Great Smoky Mountains was the first big national park established in the eastern United States. The National Park Service was still quite new when the goal of forming a national park in the southern Appalachians began to take shape. Forming the park was a major undertaking because the land was in private ownership and had to be purchased with money raised from private donations. Yet the project was vitally important to make the National Park System truly national in scope. The grassroots effort started in the 1920's and was carried to completion under Park Service leadership in the 1930's and 40's.
Even back then the park's advocates saw the need to have a mountain playground in the East to serve the masses of working families who could not reach the many national parks in the West. In postwar America, as public use of national parks surged, Great Smoky Mountains National Park became the most popular national park in the nation.
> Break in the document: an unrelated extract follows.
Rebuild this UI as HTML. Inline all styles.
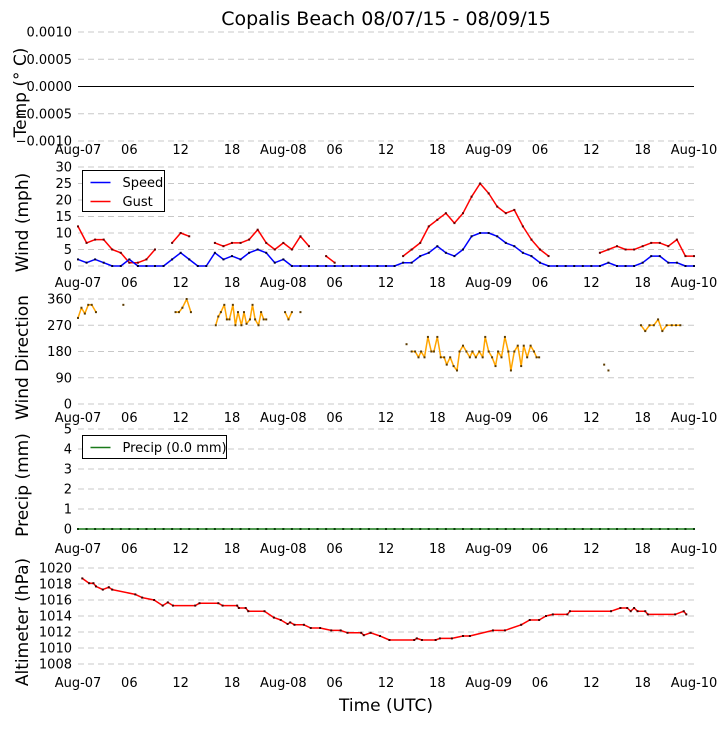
<!DOCTYPE html>
<html><head><meta charset="utf-8"><style>
body{margin:0;background:#fff;}
svg text{font-family:"DejaVu Sans","Liberation Sans",sans-serif;}
</style></head><body>
<svg id="chart" width="726" height="725" viewBox="0 0 726 725" xmlns="http://www.w3.org/2000/svg">
<text x="386" y="25" font-size="19" text-anchor="middle">Copalis Beach 08/07/15 - 08/09/15</text>
<text x="386" y="711" font-size="17" text-anchor="middle">Time (UTC)</text>
</svg>
<script>
const xTickLabels = ["Aug-07","06","12","18","Aug-08","06","12","18","Aug-09","06","12","18","Aug-10"];
const xTickHours = [0,6,12,18,24,30,36,42,48,54,60,66,72];
const windHours = [];
for (let h = 0; h <= 72; h++) windHours.push(h);
const gust = [12,7,8,8,5,4,1,1,2,5,null,7,10,9,null,null,7,6,7,7,8,11,7,5,7,5,9,6,null,3,1,null,null,null,null,null,null,null,3,5,7,12,14,16,13,16,21,25,22,18,16,17,12,8,5,3,null,null,null,null,null,4,5,6,5,5,6,7,7,6,8,3,3];
const speed = [2,1,2,1,0,0,2,0,0,0,0,2,4,2,0,0,4,2,3,2,4,5,4,1,2,0,0,0,0,0,0,0,0,0,0,0,0,0,1,1,3,4,6,4,3,5,9,10,10,9,7,6,4,3,1,0,0,0,0,0,0,0,1,0,0,0,1,3,3,1,1,0,0];
const dirHours = [0,0.4,0.8,1.2,1.6,2.1,null,5.3,null,11.4,11.8,12.2,12.7,13.2,null,16.1,16.4,16.7,17.1,17.4,17.7,18.1,18.4,18.7,19.1,19.4,19.7,20.1,20.4,20.7,21.1,21.4,21.7,22.0,null,24.2,24.6,25.0,null,26.0,null,38.4,null,39.0,39.4,39.8,40.1,40.5,40.9,41.3,41.6,42.0,42.4,42.8,43.1,43.5,43.9,44.3,44.6,45.0,45.4,45.8,46.1,46.5,46.9,47.3,47.6,48.0,48.4,48.8,49.1,49.5,49.9,50.3,50.6,51.0,51.4,51.8,52.1,52.5,52.9,53.3,53.6,53.9,null,61.5,null,62.0,null,65.8,66.3,66.8,67.3,67.8,68.3,68.8,69.4,69.9,70.4];
const dirValues = [295,330,310,340,340,315,null,340,null,315,315,330,360,315,null,270,300,315,340,290,290,340,270,315,270,315,275,290,340,290,270,315,290,290,null,315,290,315,null,315,null,205,null,180,180,160,180,160,230,180,180,230,160,160,135,160,130,115,180,200,180,160,180,160,180,160,230,180,160,130,180,160,230,180,115,180,200,130,200,160,200,180,160,160,null,135,null,115,null,270,250,270,270,290,250,270,270,270,270];
const altHours = [0.5,1.3,1.8,2.1,2.9,3.6,4.0,6.7,7.5,8.9,9.9,10.5,11.1,13.7,14.2,16.4,16.9,18.6,18.8,19.6,19.9,21.8,22.9,23.7,24.5,24.8,25.3,26.4,27.2,28.3,29.6,30.7,31.5,33.1,33.4,34.2,35.3,36.4,39.3,39.6,40.2,41.8,42.3,43.7,45.0,45.8,48.5,49.9,51.8,52.8,53.9,54.7,55.5,57.2,57.5,62.3,63.4,64.2,64.6,65.0,65.4,66.3,66.6,69.8,70.8,71.1];
const altValues = [1018.7,1018.1,1018.1,1017.7,1017.3,1017.6,1017.3,1016.7,1016.3,1016.0,1015.3,1015.7,1015.3,1015.3,1015.6,1015.6,1015.3,1015.3,1015.0,1015.0,1014.6,1014.6,1013.8,1013.5,1013.0,1013.2,1012.9,1012.9,1012.5,1012.5,1012.2,1012.2,1011.9,1011.9,1011.6,1011.9,1011.5,1011.0,1011.0,1011.2,1011.0,1011.0,1011.2,1011.2,1011.5,1011.5,1012.2,1012.2,1012.9,1013.5,1013.5,1014.0,1014.2,1014.2,1014.6,1014.6,1015.0,1015.0,1014.6,1015.0,1014.6,1014.6,1014.2,1014.2,1014.6,1014.2];
const precipHours = [];
for (let h = 0; h <= 72; h += 1) precipHours.push(h);
const precipValues = precipHours.map(() => 0);
const tempTicks = ["0.0010","0.0005","0.0000","\u22120.0005","\u22120.0010"];

const svg = document.getElementById('chart');
const NS = 'http://www.w3.org/2000/svg';
const X0 = 78, X1 = 694;
function xs(h){ return X0 + (h/72)*(X1-X0); }
function mk(tag, attrs, parent){
  const e = document.createElementNS(NS, tag);
  for (const k in attrs) e.setAttribute(k, attrs[k]);
  (parent||svg).appendChild(e);
  return e;
}
function txt(x,y,s,size,anchor,parent){
  const t = mk('text',{x:x,y:y,'font-size':size,'text-anchor':anchor||'middle'},parent);
  t.textContent = s; return t;
}
const panels = [
  {name:'temp', title:'Temp (\u00b0 C)', vmin:-0.001, vmax:0.001, ytop:32, ybot:141, ticks:[0.001,0.0005,0,-0.0005,-0.001], labels:tempTicks, xlab:154, tx:20},
  {name:'wind', title:'Wind (mph)', vmin:0, vmax:30, ytop:167, ybot:266, ticks:[30,25,20,15,10,5,0], xlab:287, tx:22},
  {name:'direction', title:'Wind Direction', vmin:0, vmax:360, ytop:299, ybot:404, ticks:[360,270,180,90,0], xlab:422, tx:22},
  {name:'precip', title:'Precip (mm)', vmin:0, vmax:5, ytop:429, ybot:529, ticks:[5,4,3,2,1,0], xlab:553, tx:22},
  {name:'altimeter', title:'Altimeter (hPa)', vmin:1008, vmax:1020, ytop:568, ybot:664, ticks:[1020,1018,1016,1014,1012,1010,1008], xlab:687, tx:22}
];
panels.forEach(p=>{
  p.ys = v => p.ybot - (v-p.vmin)/(p.vmax-p.vmin)*(p.ybot-p.ytop);
  const g = mk('g',{});
  
  
  p.ticks.forEach((t,i)=>{
    const y = p.ys(t);
    const gl = mk('line',{x1:X0,x2:X1,y1:y,y2:y,stroke:'#c8c8c8','stroke-width':1,'stroke-dasharray':'6,4'},g);
    
    
    const lab = txt(72, y+4.5, p.labels? p.labels[i] : String(t), 13, 'end', g);
    
    
  });
  xTickHours.forEach((h,i)=>{
    const lab = txt(xs(h), p.xlab, xTickLabels[i], 13, 'middle', g);
    
    
  });
  const cy = (p.ytop+p.ybot)/2;
  const tt = txt(p.tx, cy, p.title, 17, 'middle', g);
  tt.setAttribute('transform', 'rotate(-90 '+(p.tx+6)+' '+cy+')');
  
  
});
function series(hours, vals, p, color, name, markers, mcolor){
  let d = '', pen = false;
  const g = mk('g',{});
  
  
  for (let i=0;i<hours.length;i++){
    if (hours[i]===null || vals[i]===null){ pen=false; continue; }
    const x = xs(hours[i]), y = p.ys(vals[i]);
    d += (pen?'L':'M') + x.toFixed(1) + ' ' + y.toFixed(1) + ' ';
    pen = true;
  }
  const path = mk('path',{d:d,fill:'none',stroke:color,'stroke-width':1.5,'stroke-linejoin':'round'},g);
  
  
  if (markers){
    for (let i=0;i<hours.length;i++){
      if (hours[i]===null || vals[i]===null) continue;
      const r = mk('rect',{x:xs(hours[i])-1,y:p.ys(vals[i])-1,width:2,height:2,fill:mcolor},g);
      
      
    }
  }
}
const tz = mk('line',{x1:X0,x2:X1,y1:panels[0].ys(0),y2:panels[0].ys(0),stroke:'#000','stroke-width':1});


series(windHours, gust, panels[1], '#ff0000', 'gust-series', true, '#600');
series(windHours, speed, panels[1], '#0000ff', 'speed-series', true, '#003');
series(dirHours, dirValues, panels[2], '#ffa500', 'direction-series', true, '#5a3a00');
series(precipHours, precipValues, panels[3], '#1a7a1a', 'precip-series', true, '#0b3d0b');
series(altHours, altValues, panels[4], '#ff0000', 'altimeter-series', true, '#400');
function legend(x,y,w,h,items,name){
  const g = mk('g',{});
  
  
  mk('rect',{x:x,y:y,width:w,height:h,fill:'#fff',stroke:'#000','stroke-width':1},g);
  items.forEach((it,i)=>{
    const yy = y+12+i*19;
    const l = mk('line',{x1:x+8,x2:x+28,y1:yy,y2:yy,stroke:it.c,'stroke-width':1.5},g);
    
    
    const t = txt(x+40, yy+4.5, it.t, 13, 'start', g);
    
    
  });
}
legend(82.5,170.5,82,41,[{c:'#0000ff',t:'Speed'},{c:'#ff0000',t:'Gust'}],'wind-legend');
legend(82.5,435.5,144,23,[{c:'#1a7a1a',t:'Precip (0.0 mm)'}],'precip-legend');
</script>
</body></html>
Writing the administrative history of this park was an exciting challenge as there were a great many management issues and long-fought conservation battles to cover. I gained a new appreciation for the often maligned director of the National Park Service in the 1930's, Arno B. Cammerer.
It was personally rewarding to work with an old friend on this project. Steve Kemp is with the Great Smoky Mountains Association, and he and I were pals from years ago when we met as summer employees at Signal Mountain Lodge in Grand Teton National Park, each of us still in our teens. That summer we not only forged a deep friendship, we also found a connection to national parks that has served us ever since.